**REQUEST**
Leave out every picture, and retype exactly the lines from the line with "Convert this chart to Plotly code." through the line with "estimate_symbol = 3", both ends included.
════════════════════
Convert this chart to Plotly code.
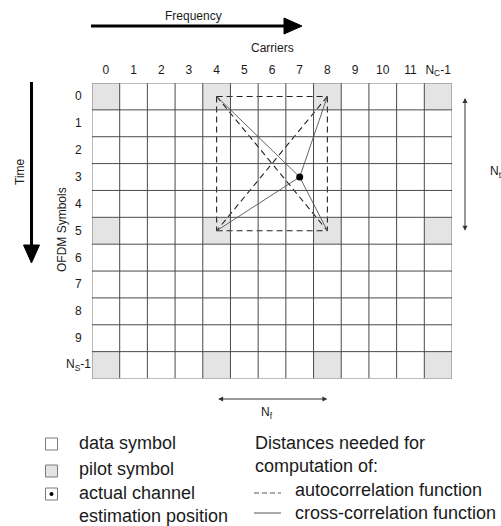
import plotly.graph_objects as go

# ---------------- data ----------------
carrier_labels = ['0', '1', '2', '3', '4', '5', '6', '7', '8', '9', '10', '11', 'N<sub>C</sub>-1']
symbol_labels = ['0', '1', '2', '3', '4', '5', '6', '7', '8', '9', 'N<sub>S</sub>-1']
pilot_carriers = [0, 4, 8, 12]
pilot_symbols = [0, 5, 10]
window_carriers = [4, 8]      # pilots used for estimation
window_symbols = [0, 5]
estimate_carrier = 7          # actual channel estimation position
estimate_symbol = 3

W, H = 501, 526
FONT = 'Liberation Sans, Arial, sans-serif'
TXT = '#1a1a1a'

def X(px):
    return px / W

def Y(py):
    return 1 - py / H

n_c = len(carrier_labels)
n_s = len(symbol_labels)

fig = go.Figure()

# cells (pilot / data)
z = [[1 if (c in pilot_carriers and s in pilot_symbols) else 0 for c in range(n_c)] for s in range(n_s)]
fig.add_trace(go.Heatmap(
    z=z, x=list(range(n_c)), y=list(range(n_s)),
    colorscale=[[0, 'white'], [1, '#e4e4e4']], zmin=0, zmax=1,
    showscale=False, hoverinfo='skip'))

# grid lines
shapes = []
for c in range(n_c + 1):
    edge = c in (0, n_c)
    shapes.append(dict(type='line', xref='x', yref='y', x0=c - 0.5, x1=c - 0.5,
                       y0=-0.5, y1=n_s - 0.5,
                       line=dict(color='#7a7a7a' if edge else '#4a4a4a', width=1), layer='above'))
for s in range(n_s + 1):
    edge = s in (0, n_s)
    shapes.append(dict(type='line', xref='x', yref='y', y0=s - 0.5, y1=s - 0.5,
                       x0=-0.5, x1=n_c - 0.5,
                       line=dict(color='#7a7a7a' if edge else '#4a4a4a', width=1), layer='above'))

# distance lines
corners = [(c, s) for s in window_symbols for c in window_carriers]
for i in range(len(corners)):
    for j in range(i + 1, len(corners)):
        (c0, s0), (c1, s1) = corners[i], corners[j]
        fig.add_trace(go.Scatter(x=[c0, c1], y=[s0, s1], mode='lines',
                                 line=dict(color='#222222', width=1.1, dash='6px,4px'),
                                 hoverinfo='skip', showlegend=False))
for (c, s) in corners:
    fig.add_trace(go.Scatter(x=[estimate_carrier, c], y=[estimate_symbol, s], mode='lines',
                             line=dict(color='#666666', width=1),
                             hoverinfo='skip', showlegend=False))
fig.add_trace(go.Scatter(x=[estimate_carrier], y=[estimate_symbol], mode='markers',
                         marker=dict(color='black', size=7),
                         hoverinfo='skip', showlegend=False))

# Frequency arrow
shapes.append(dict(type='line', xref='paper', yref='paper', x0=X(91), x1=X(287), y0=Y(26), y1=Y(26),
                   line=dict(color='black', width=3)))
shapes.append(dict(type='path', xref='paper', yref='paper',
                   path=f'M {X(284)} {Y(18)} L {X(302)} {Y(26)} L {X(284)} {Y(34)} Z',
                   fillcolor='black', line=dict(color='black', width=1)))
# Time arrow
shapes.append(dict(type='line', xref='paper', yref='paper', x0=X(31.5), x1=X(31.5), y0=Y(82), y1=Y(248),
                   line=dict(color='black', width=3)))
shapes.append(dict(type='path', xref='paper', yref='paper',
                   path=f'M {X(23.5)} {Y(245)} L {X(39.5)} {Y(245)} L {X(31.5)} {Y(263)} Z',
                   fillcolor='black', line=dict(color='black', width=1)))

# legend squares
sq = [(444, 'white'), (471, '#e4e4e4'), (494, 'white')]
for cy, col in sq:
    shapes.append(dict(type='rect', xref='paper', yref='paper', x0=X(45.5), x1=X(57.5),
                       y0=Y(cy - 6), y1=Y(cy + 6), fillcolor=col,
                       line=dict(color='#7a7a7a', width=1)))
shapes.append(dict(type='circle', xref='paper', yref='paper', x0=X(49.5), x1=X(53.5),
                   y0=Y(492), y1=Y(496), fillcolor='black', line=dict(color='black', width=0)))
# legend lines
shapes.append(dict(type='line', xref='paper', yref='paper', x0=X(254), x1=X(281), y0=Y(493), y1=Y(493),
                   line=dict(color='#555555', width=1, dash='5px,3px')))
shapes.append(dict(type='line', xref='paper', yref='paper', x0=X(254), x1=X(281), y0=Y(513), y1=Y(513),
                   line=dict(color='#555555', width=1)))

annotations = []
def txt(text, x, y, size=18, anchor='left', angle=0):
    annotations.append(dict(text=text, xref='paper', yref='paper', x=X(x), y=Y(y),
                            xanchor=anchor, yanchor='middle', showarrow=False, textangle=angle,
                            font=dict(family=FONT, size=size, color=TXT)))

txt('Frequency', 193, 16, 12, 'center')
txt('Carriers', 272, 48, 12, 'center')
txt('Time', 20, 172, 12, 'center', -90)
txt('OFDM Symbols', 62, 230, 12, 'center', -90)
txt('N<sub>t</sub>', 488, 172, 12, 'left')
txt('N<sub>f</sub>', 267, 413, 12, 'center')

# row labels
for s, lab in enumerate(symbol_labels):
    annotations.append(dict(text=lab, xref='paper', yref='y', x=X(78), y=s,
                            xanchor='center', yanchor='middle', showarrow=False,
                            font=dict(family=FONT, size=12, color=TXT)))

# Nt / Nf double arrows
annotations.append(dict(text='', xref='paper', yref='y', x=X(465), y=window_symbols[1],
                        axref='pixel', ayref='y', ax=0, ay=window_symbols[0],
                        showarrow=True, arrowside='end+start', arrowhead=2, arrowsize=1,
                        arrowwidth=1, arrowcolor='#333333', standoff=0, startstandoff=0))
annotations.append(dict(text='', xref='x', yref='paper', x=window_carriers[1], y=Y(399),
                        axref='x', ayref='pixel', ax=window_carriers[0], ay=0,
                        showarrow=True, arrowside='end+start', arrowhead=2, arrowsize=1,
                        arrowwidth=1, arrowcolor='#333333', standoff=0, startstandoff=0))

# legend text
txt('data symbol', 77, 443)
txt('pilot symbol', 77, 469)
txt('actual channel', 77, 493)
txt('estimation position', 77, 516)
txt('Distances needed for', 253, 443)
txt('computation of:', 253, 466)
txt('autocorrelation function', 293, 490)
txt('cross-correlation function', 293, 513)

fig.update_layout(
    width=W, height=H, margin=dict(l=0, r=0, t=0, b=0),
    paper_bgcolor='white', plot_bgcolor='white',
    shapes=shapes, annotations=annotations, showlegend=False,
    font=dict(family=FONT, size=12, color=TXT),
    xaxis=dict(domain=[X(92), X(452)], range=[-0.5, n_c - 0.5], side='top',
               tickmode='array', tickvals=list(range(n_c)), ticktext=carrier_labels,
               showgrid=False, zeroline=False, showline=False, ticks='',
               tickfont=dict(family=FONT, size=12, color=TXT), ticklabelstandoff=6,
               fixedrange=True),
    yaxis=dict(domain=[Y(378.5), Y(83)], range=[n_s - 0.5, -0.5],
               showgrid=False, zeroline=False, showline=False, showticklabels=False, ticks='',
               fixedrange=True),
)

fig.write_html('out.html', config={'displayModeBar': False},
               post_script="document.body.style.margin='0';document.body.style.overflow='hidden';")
════════════════════
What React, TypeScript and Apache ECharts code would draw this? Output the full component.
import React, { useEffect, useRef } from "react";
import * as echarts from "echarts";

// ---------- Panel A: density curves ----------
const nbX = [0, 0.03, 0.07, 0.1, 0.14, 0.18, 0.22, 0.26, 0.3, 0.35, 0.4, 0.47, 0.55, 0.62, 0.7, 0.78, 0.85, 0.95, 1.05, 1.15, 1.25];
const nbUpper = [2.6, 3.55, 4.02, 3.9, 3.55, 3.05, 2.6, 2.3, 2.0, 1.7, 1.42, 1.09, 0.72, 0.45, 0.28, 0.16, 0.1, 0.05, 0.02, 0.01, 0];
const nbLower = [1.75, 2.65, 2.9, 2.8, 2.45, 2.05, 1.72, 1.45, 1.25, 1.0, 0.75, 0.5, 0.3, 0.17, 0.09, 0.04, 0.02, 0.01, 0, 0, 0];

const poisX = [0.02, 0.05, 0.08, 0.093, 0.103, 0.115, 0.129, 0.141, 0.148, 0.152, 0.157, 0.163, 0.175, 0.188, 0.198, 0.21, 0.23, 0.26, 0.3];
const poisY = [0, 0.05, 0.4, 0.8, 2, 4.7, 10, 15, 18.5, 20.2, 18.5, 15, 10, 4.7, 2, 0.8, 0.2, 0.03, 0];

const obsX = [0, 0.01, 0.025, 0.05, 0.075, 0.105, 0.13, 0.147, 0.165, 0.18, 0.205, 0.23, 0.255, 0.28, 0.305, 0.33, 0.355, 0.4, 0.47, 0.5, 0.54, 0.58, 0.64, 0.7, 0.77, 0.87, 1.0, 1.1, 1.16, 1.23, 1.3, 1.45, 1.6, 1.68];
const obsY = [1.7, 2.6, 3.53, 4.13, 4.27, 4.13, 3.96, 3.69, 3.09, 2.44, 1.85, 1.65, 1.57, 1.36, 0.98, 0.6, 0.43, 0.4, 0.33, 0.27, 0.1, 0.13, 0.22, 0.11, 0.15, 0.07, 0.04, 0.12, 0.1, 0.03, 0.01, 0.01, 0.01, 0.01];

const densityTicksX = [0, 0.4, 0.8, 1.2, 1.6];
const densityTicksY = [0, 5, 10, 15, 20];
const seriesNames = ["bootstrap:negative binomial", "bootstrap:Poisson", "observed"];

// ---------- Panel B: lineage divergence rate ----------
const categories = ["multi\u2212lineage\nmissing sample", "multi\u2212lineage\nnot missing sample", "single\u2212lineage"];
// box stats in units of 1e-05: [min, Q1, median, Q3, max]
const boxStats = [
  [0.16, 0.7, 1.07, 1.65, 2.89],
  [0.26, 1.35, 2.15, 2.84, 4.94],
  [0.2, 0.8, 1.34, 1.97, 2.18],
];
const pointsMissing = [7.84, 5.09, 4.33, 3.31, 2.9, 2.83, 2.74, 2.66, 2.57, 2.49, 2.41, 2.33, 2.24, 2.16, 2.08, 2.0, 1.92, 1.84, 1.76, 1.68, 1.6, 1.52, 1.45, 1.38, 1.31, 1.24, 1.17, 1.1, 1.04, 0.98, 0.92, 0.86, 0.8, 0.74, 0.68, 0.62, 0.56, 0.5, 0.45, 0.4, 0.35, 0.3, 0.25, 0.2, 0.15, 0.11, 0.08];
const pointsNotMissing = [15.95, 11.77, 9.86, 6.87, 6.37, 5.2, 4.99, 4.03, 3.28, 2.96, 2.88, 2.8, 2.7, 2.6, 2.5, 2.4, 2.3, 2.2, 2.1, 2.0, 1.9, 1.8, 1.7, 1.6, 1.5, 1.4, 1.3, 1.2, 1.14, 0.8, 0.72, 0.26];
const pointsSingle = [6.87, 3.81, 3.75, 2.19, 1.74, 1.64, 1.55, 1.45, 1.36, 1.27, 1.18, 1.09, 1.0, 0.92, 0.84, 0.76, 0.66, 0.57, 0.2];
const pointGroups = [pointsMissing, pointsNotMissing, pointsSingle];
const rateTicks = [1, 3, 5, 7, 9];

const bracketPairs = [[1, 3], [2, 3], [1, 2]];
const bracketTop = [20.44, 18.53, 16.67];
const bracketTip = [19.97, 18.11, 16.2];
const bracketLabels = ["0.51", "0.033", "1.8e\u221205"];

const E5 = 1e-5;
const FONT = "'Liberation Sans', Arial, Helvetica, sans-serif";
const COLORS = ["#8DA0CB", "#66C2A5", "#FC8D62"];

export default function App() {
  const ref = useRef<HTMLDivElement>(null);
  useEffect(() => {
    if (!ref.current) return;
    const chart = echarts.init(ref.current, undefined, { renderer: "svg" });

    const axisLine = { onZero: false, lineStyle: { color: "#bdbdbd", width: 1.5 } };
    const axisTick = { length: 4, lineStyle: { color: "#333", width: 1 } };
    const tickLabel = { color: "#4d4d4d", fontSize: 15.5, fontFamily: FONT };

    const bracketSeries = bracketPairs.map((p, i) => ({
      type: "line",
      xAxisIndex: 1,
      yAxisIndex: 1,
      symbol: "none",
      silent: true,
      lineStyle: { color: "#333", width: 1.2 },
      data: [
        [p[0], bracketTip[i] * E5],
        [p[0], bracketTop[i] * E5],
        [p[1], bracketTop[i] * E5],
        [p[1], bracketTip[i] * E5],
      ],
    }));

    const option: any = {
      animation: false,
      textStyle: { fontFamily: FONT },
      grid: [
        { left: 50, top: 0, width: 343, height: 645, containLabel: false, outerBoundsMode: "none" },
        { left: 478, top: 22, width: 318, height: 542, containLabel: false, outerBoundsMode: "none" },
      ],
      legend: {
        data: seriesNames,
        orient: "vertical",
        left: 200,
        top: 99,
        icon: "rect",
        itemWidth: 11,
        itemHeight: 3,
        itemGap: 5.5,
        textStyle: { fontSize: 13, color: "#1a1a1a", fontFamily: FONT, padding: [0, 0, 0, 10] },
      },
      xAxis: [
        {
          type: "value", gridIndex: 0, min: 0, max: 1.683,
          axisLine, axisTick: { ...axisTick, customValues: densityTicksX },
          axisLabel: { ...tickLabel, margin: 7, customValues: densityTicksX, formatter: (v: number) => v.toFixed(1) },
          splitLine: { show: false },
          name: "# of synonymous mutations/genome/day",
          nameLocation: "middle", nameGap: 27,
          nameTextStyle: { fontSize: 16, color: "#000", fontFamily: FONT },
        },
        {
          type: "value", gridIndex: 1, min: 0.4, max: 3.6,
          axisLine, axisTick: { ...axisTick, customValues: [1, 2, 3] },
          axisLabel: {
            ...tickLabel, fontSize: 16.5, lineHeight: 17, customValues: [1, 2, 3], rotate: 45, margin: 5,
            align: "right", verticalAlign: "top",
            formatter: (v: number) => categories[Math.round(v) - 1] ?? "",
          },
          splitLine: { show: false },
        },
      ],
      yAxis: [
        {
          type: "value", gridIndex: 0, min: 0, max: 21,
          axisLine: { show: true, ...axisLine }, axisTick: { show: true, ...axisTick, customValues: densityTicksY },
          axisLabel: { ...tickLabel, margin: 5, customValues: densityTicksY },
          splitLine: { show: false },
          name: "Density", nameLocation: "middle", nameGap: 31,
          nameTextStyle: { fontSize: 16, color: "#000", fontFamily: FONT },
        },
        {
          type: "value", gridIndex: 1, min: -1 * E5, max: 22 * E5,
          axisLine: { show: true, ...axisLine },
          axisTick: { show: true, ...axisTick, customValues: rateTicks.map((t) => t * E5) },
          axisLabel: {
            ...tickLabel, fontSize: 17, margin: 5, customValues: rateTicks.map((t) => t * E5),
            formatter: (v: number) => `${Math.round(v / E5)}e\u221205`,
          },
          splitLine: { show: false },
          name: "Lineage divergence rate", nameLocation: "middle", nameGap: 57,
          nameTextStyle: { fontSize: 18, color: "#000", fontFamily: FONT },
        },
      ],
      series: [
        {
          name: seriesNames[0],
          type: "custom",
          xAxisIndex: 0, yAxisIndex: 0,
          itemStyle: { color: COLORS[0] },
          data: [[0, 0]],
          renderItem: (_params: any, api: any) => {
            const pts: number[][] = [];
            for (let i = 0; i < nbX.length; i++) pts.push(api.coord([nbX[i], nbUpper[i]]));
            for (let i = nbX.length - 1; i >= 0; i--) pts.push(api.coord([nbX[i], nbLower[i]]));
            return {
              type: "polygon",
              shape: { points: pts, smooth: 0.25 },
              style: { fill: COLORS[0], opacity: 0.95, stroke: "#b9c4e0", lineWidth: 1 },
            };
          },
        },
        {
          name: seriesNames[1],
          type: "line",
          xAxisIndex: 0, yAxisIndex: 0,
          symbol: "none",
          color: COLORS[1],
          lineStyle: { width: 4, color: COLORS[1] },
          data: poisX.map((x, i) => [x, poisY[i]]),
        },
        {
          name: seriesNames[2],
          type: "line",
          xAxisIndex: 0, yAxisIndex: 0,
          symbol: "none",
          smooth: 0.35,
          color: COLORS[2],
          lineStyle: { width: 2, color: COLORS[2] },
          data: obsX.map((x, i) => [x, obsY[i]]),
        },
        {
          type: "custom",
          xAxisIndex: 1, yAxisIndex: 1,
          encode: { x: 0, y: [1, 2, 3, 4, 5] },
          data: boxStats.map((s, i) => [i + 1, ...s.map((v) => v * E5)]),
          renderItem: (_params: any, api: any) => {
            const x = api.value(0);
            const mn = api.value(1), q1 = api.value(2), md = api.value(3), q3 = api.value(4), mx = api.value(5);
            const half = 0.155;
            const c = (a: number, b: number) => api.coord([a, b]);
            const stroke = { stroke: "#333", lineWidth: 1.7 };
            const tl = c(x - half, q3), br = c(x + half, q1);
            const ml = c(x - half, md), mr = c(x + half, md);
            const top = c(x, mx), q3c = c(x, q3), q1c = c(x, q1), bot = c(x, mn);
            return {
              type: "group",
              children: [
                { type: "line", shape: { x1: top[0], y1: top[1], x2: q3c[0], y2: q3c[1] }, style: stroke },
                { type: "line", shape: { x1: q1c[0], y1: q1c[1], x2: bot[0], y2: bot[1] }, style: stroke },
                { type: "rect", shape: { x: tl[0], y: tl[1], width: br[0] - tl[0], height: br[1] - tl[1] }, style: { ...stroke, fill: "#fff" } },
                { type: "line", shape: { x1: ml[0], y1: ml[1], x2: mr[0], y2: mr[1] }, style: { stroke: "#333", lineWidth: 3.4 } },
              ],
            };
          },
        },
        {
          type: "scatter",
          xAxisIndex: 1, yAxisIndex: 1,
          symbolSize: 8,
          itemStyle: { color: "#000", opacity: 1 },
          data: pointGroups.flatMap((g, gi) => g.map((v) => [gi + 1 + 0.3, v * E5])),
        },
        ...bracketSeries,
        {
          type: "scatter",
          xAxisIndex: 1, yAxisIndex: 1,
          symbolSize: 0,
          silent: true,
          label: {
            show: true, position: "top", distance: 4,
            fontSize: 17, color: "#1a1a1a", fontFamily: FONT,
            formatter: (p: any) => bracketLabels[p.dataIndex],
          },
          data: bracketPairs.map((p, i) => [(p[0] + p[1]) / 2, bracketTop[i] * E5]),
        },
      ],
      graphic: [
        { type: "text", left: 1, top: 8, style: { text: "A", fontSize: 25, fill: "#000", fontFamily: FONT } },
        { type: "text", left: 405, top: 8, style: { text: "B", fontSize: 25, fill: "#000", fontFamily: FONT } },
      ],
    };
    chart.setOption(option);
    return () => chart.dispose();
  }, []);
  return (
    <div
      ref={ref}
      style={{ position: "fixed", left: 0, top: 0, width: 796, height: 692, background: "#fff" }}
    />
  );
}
════════════════════
**RESPONSE BELOW**
Convert this chart to Plotly code.
import plotly.graph_objects as go

# ---------------- data ----------------
carrier_labels = ['0', '1', '2', '3', '4', '5', '6', '7', '8', '9', '10', '11', 'N<sub>C</sub>-1']
symbol_labels = ['0', '1', '2', '3', '4', '5', '6', '7', '8', '9', 'N<sub>S</sub>-1']
pilot_carriers = [0, 4, 8, 12]
pilot_symbols = [0, 5, 10]
window_carriers = [4, 8]      # pilots used for estimation
window_symbols = [0, 5]
estimate_carrier = 7          # actual channel estimation position
estimate_symbol = 3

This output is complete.